Our empirical study aims to explore an intuitive method for detecting glitch tokens. To this end, we investigate the differences in the model's behaviors when processing glitch tokens versus normal tokens. Two research questions are raised to guide the study:
RQ1 (Characteristics): What differences are exhibited between glitch tokens and normal tokens at the structural level of an LLM?
RQ2 (Ubiquity): Are the differences discovered in RQ1 prevalent in most LLMs?
We employ a unified approach to determine whether each token is glitchy or normal in this study. While the symptoms of glitch tokens may vary across different tasks, we consistently utilize a repetition task to construct input sequences for glitch token identification. Specifically, we formulate a prompt for a repetitive task such as ``Can you repeat the token `{token}' and return it back to me?'' This prompt is then fed into the model to assess its ability to accurately reproduce the original token. If the model fails to correctly repeat the token in its output, we classify it as a glitch token. Conversely, if the model successfully repeats the token, we categorize it as a normal token. We traverse all the 32,000 tokens of the Llama2 model and eventually identify 6,425 glitch tokens from the entire vocabulary.

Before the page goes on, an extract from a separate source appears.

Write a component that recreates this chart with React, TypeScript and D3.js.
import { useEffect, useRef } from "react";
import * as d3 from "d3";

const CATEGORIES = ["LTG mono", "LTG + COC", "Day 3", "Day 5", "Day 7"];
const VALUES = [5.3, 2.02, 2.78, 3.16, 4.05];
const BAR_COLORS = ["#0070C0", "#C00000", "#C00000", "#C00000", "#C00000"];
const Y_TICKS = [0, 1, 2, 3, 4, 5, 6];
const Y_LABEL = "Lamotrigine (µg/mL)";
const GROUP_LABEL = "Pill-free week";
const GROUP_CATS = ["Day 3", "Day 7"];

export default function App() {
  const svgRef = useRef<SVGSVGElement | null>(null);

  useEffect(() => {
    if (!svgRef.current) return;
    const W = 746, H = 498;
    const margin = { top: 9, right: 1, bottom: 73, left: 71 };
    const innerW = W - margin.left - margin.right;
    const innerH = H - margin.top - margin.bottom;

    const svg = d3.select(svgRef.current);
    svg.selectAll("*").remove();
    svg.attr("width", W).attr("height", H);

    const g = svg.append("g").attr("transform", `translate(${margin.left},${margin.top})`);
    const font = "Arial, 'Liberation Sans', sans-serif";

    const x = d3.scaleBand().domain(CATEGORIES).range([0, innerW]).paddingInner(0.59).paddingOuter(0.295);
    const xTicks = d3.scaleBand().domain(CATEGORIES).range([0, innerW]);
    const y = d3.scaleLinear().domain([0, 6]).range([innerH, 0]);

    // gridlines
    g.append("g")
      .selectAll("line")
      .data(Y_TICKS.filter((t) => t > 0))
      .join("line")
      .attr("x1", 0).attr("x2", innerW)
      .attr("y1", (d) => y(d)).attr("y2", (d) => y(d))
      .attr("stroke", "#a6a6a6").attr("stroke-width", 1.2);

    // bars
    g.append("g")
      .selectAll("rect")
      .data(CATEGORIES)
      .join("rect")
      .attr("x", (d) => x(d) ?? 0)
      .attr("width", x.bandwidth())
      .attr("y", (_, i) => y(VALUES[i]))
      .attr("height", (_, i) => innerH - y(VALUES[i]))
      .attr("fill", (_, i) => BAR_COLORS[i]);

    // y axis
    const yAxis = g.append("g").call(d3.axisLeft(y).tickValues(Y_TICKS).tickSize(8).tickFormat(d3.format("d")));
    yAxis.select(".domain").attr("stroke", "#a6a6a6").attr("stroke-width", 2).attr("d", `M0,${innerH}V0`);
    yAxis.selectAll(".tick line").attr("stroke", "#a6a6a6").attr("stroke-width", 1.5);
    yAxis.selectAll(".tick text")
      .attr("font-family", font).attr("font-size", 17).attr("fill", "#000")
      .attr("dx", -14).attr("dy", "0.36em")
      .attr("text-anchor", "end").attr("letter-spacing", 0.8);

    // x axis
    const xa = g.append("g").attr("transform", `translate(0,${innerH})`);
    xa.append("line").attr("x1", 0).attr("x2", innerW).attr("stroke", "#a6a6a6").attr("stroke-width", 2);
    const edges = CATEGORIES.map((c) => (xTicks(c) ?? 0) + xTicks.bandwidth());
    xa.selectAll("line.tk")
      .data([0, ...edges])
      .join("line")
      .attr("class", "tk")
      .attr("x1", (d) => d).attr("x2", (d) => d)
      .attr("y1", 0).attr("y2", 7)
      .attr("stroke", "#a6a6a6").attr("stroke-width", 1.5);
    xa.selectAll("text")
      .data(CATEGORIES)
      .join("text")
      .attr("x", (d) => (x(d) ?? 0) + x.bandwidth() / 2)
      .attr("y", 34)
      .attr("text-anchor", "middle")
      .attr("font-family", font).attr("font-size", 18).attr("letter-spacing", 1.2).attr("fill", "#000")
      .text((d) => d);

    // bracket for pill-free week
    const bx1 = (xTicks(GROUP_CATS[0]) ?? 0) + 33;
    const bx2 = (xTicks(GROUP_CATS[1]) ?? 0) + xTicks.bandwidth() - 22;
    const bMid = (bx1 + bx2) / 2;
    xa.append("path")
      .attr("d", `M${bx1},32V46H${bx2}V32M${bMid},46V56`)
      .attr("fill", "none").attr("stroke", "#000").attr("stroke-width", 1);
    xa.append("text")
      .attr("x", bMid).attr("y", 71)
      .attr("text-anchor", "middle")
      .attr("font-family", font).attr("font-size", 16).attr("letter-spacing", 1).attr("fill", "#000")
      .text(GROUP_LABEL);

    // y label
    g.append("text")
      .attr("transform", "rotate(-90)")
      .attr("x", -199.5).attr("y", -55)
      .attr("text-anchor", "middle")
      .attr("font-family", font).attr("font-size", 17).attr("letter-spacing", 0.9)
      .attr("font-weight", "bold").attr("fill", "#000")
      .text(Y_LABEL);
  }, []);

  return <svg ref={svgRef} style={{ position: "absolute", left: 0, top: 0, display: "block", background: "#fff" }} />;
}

To precisely capture intermediate layer outputs within the model, we resort to a transformer mechanistic interpretability tool named Transformer-lens. Its hook technique enables real-time access of the activation values at all layers and allows code insertion into specific intermediate layers of the model.Â
In this study, we insert hooks into all intermediate layers during the first forward of the tested model. This approach is chosen because the first forward comprehensively reflects the model's understanding of the input sequence and highlights the differences between normal and glitch tokens.